I know that a lot of folks send their blades out for heat treat--if I need to go that route to get into better steels I would like your guidance on that as well along with which steels I should consider.


Thanks for ya'lls help,

Regards--Don
 
I would buy some W2 from Aldo. It's a great steel tat takes a fine edge, and you can heat treat it normally or give it a killer hamon line.
 
Thanks Greenberg, when you say that, exactly how would one go about that--I really like the idea of trying a hamon line!
 
I've made my first several knives out of O-1 and have had good luck in heat treating them- a buddy of mine who works in a machine shop has taken several to the shop and the came out at 59-60 Rockwell C hardness, which I think is pretty good.

My sincere congrats! O1 at 59-60Rc tends to make excellent blades. (I assume they're harder out of the quench, and you're tempering them down to 59-60)

IMO that's a very good hardness for O1 "using" knives from camp to kitchen to combat.

This may not be what you want to hear, but honestly, if you have your O1 HT dialed-in that well... personally, I would stick with it. Grind thinner blades for use on fish and in the kitchen. and thicker edges for rough/camp use. And pursue different HT protocols if you want higher hardness, say for razors or pure kitchen slicers.

Few if any other "carbon" steels will really perform much differently than O1 at the same hardness. And achieving higher hardnesses won't get any easier if you try different alloys like 52100.

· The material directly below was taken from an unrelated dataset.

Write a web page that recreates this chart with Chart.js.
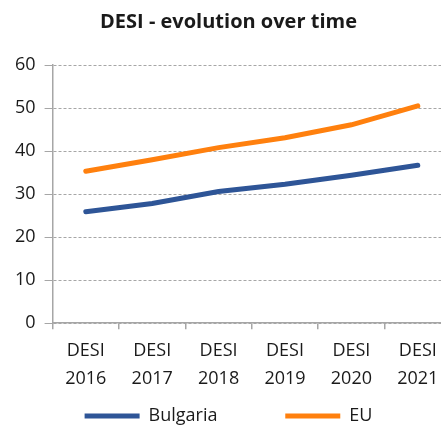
<!DOCTYPE html>
<html>
<head>
<meta charset="utf-8">
<script src="https://cdn.jsdelivr.net/npm/chart.js@4"></script>
<style>
  html, body { margin: 0; padding: 0; background: #fff; overflow: hidden; }
  .wrap { position: absolute; left: 0; top: 0; width: 464px; height: 425px; }
</style>
</head>
<body>
<div class="wrap"><canvas id="desiChart"></canvas></div>
<script>
// Data
const years = [["DESI", "2016"], ["DESI", "2017"], ["DESI", "2018"], ["DESI", "2019"], ["DESI", "2020"], ["DESI", "2021"]];
const bulgaria = [25.9, 27.8, 30.6, 32.3, 34.4, 36.7];
const eu = [35.3, 38.0, 40.8, 43.1, 46.1, 50.5];
const yTicks = [0, 10, 20, 30, 40, 50, 60];

const font = "'Open Sans', 'Noto Sans', sans-serif";
const grey = "#a6a6a6";
const textColor = "#1a1a1a";

const ctx = document.getElementById("desiChart").getContext("2d");
new Chart(ctx, {
  type: "line",
  data: {
    labels: years,
    datasets: [
      {
        label: "Bulgaria",
        data: bulgaria,
        borderColor: "#2e5597",
        backgroundColor: "#2e5597",
        borderWidth: 5,
        borderCapStyle: "round",
        pointRadius: 0,
        tension: 0,
      },
      {
        label: "EU",
        data: eu,
        borderColor: "#ff800e",
        backgroundColor: "#ff800e",
        borderWidth: 5,
        borderCapStyle: "round",
        pointRadius: 0,
        tension: 0,
      },
    ],
  },
  options: {
    responsive: true,
    maintainAspectRatio: false,
    animation: false,
    layout: { padding: { left: 6, right: 13, top: 2, bottom: -10 } },
    plugins: {
      title: {
        display: true,
        text: "DESI - evolution over time",
        color: textColor,
        font: { family: font, size: 20, weight: "bold" },
        padding: { top: 8, bottom: 31 },
      },
      legend: {
        position: "bottom",
        labels: {
          usePointStyle: true,
          pointStyle: "line",
          pointStyleWidth: 55,
          boxHeight: 10,
          padding: 6,
          color: textColor,
          font: { family: font, size: 18 },
          // extra gap after the first item, like the original legend
          generateLabels: (chart) => {
            const items = Chart.defaults.plugins.legend.labels.generateLabels(chart);
            items[0].text += "\u2003\u2003\u2003\u2009\u2009\u200A";
            return items;
          },
        },
      },
      tooltip: { enabled: false },
    },
    scales: {
      x: {
        offset: true,
        grid: {
          offset: true,
          drawOnChartArea: false,
          drawTicks: true,
          tickLength: 6,
          color: grey,
          lineWidth: 1.5,
        },
        border: { color: grey, width: 1.5 },
        ticks: {
          color: textColor,
          font: { family: font, size: 18, lineHeight: 1.55 },
          padding: 8,
          maxRotation: 0,
          autoSkip: false,
        },
      },
      y: {
        min: 0,
        max: 60,
        afterBuildTicks: (axis) => {
          axis.ticks = yTicks.map((v) => ({ value: v }));
        },
        grid: {
          color: grey,
          tickLength: 8,
          drawTicks: true,
        },
        border: { color: grey, width: 1.5, dash: [3, 2] },
        ticks: {
          color: textColor,
          font: { family: font, size: 18 },
          padding: 9,
        },
      },
    },
  },
});
</script>
</body>
</html>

I would buy some W2 from Aldo.

Yeah, I would too, :rolleyes: ;) W2 seems to be in short supply. By all means, if you can get it, snag it!
 
Thanks for that feedback guys. I will study up on that Hamon tutorial Greenberg--and James, I am in fact happy with how my O-1 has been turning out, and performance is darn good IMO, and in feedback I've gotten from some serious knife users I have given a few of my blades to. What I'm really hoping is that I can discover and easily heat treatable stainless, I like having that part of the puzzle in my own control, and that's why I mentioned that I would buy a heat treating oven if necessary, but I wanted to keep the budget on it at 1K or less. I guess there's something to be said for folks that will buy an O-1 blade from you, even when you tell them up front it will need a little care and some 3n1 or Froglube on it semi-regularly.
 
Thanks for that feedback guys. I will study up on that Hamon tutorial Greenberg--and James, I am in fact happy with how my O-1 has been turning out, and performance is darn good IMO, and in feedback I've gotten from some serious knife users I have given a few of my blades to. What I'm really hoping is that I can discover and easily heat treatable stainless, I like having that part of the puzzle in my own control, and that's why I mentioned that I would buy a heat treating oven if necessary, but I wanted to keep the budget on it at 1K or less. I guess there's something to be said for folks that will buy an O-1 blade from you, even when you tell them up front it will need a little care and some 3n1 or Froglube on it semi-regularly.

Send it out in batches of 20 blades to Peter's. You can't do it yourself for $5 a blade, and they will likely do it better than you can, anyway.
 
Thanks Stacy, that's what I really needed to know. I guess that will also let me choose whichever stainless I am enamored with.